## Task
Using the records below, locate all lines containing "this" and return them.
[Start Data records]
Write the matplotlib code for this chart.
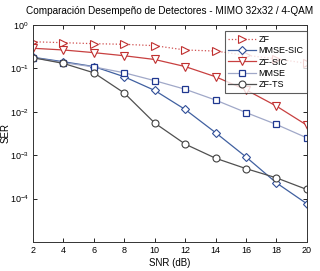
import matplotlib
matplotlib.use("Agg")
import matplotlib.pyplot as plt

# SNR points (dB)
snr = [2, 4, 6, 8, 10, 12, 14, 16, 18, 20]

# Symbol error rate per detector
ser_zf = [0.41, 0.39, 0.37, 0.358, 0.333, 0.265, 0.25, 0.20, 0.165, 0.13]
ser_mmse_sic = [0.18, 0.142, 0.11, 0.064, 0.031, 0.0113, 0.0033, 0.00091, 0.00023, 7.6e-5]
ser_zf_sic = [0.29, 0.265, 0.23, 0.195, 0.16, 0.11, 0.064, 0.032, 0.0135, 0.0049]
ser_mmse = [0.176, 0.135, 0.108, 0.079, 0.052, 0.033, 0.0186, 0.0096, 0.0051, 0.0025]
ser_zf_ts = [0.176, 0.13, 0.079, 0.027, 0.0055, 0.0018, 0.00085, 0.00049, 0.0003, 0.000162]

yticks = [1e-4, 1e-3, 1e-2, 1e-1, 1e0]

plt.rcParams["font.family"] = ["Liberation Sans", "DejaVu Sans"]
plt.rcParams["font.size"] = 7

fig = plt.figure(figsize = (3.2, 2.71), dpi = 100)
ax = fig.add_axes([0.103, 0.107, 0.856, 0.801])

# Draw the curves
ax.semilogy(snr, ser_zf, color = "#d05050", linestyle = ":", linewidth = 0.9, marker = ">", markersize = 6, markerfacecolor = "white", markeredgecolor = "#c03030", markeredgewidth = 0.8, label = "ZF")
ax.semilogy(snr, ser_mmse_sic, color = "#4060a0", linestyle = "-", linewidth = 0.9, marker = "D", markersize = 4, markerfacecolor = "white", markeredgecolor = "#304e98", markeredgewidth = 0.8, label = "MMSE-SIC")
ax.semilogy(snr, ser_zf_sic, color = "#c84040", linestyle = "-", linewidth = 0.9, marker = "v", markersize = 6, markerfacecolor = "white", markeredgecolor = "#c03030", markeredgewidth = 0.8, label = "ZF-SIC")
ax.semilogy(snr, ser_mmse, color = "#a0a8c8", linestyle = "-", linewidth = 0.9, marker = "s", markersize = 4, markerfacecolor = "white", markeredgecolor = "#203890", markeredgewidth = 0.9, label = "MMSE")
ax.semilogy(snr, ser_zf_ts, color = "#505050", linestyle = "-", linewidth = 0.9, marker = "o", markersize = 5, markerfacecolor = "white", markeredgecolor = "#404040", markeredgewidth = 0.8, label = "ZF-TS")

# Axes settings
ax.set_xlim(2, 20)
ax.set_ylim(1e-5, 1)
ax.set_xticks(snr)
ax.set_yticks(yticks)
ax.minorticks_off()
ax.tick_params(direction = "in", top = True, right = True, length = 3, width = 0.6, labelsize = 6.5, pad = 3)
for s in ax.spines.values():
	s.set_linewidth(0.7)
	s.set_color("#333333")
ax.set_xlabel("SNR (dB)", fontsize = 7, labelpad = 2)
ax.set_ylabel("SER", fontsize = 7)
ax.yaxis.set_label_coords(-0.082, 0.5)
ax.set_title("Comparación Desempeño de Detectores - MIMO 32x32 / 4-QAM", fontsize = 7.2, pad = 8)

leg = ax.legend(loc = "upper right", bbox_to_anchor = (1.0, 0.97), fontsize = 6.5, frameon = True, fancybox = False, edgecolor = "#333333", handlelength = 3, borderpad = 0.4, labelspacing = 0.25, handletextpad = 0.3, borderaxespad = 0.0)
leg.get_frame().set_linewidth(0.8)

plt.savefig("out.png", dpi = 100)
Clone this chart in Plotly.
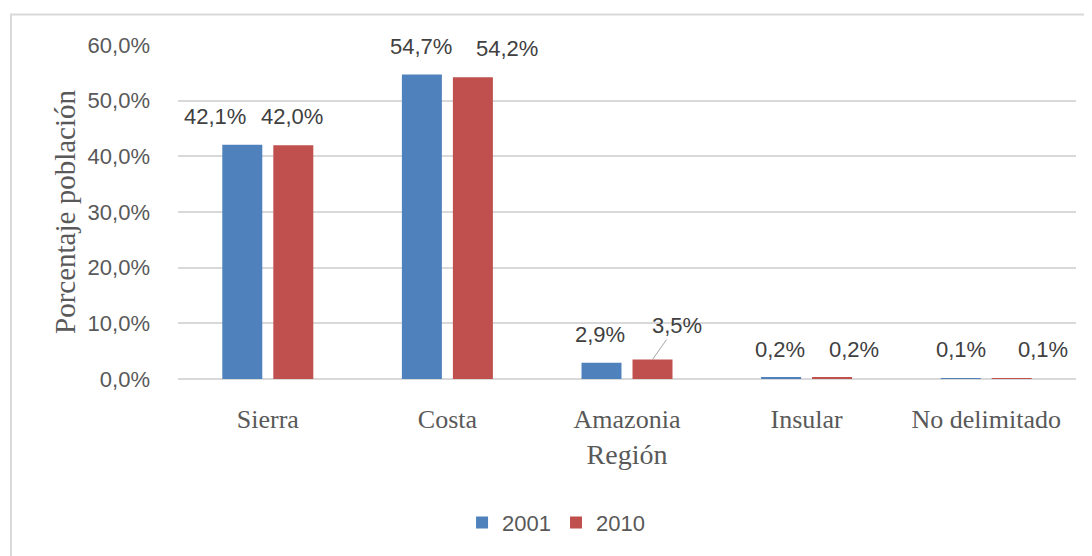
[End Data records]
## Correct output
Write the matplotlib code for this chart.
Clone this chart in Plotly.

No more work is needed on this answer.